On June 26, 2019, United States District Court Judge D. Brock Hornby ruled to uphold this Maine law. The U.S. Court of Appeals for the First Circuit again ruled in 2020 that this law is constitutional, reasoning that the use of tuition for religious instruction is unconstitutional. Further, Judge David J. Barron stated that this decision in effect shows “... no hostility toward religion,” given that the law was created “for the purpose of providing a substitute for the public educational instruction that is not otherwise offered.” Now, on Thursday, February 4th, 2021, a petition for certiorari was filed with the U.S. Supreme Court to reevaluate this ruling. Additionally, the University of Notre Dame Law School’s Religious Liberty Initiative has filed an amicus brief in support of the Maine families just last week, on March 11, 2021. 


The central question at hand is: does the state of Maine have the right to prohibit students qualifying for the tuition program to use the tuition to attend a religious private school?


In this case, I believe the concerns of the Establishment Clause far outweigh those of the Free Exercise Clause. As such, I agree with the State, that to allow the tuition towards the religious private schools would violate the Establishment Clause. Thus, I do think that Maine has the right to prohibit the tuition funding from this program to go towards a religious private school. This is following the precedent set in a very similar case in Maine, Eulitt v. State of Maine, Department of Education, with regards to the state’s choice program funding. In this case, Maine reasoned that while the State can not interfere with a parent’s right to choose a school, the State is not required to fund that choice. Also, they noted that there is no “substantial burden on religious beliefs or practices,” even though the religious school is being treated differently (it is important to remember that religions actually are treated differently in the Constitution). 


An essential part of cases with regards to government aid is indirect versus direct aid. We have seen arguments over whether funds towards a paper publication (Rosenberger v Rector) are too ‘direct’ towards funding a religion. In the case here of Carson v Makin, the funding money goes directly to the religious school in the form of tuition. From there, the school is allowed to do whatever they please with the money. This is a clear form of direct governmental aid to a religious organization, and thus should be prohibited at all costs by the State.

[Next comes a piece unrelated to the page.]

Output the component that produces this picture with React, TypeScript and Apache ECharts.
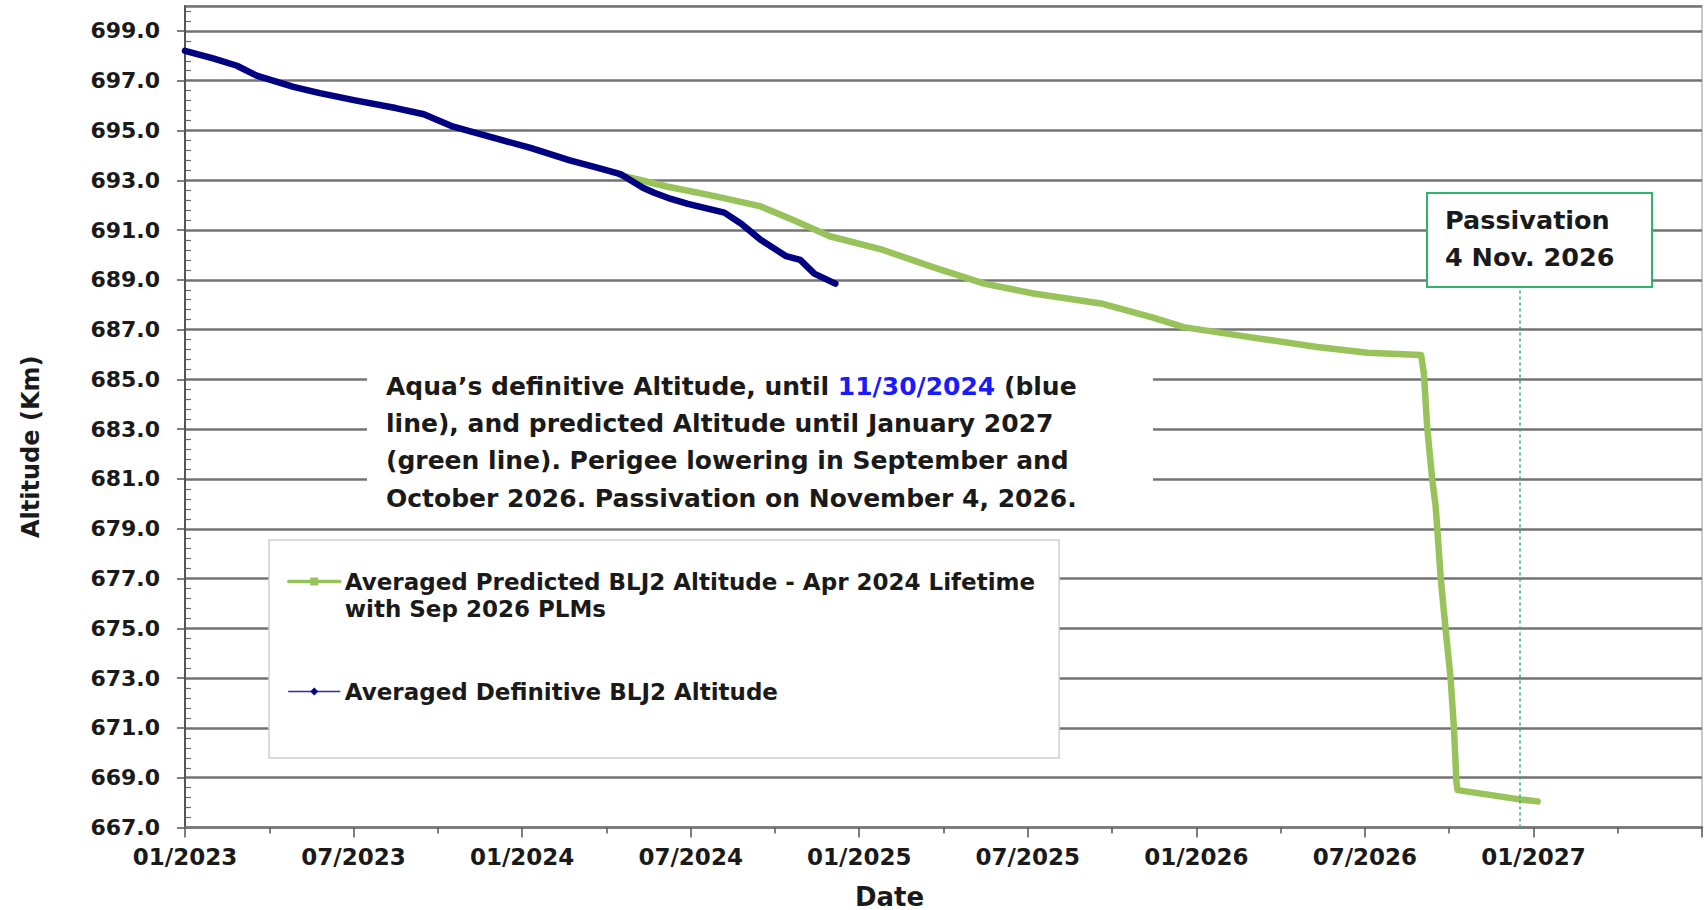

However, a heated (5-4) U.S. Supreme Court ruling from last year must be taken into account: Espinoza v. Montana Department of Revenue. The case in Montana concerned whether State scholarships may be used for religious education, and the Court ruled that prohibiting funding for religious schools would in fact violate the Equal Protection Clause, in putting religious schools at an unfair disadvantage. While I agree with the dissent in this case, who say that “neutral government action is not unconstitutional solely because it fails to benefit religious exercise,” this case can not be dismissed easily, as it sets a new precedent. In light of this ruling, I think it is important to now view Carson v Makin with respect to discrimination or unfair treatment towards religions. Thus, I recall earlier what Judge David J. Barron stated: this Maine law was created for the purpose of providing a substitute for the public educational instruction that is not otherwise offered.” As such, with this law’s purpose in mind, I believe that the State is able to still prohibit aids going towards religious private schools; however, the State should also prohibit aids towards any private schools. This way, the State is truly ensuring the mission of the law, providing a suitable substitute for public education, without showing any discrimination towards religious organizations. I think this distinction is an important one, in that the State will not be violating the Establishment Clause, but also will not be calling into question any unfair treatment of religious private schools (say, over secular private schools). 


               Overall, I believe the State has the right to prohibit students qualifying for the tuition program to use the tuition to attend a religious private school. However, I add that the State should amend the law to only allow tuition going towards public schools, not private schools (religious or secular).

1 comment:

Nick D. said...

I agree with the author in this case. While it may seem like a natural consequence of "school choice" to allow parents to choose religious education for students, the difference for me is that this is a blanket benefit applied to all parents whose children live in a county without a secondary school. While the decision in Espinoza is definitely interesting, I'd draw a difference that scholarship money provided to some students is different than a tuition disbursement applied to all students.

I find significant parallels to Committee for Public Education & Religious Liberty v. Nyquist, as the Court struck down all Sections of the New York Law as unconstitutional. Specifically, the accordance with Section 2's unconstitutionality because tuition reimbursements couldn't "guarantee the separation between secular and religious educational functions."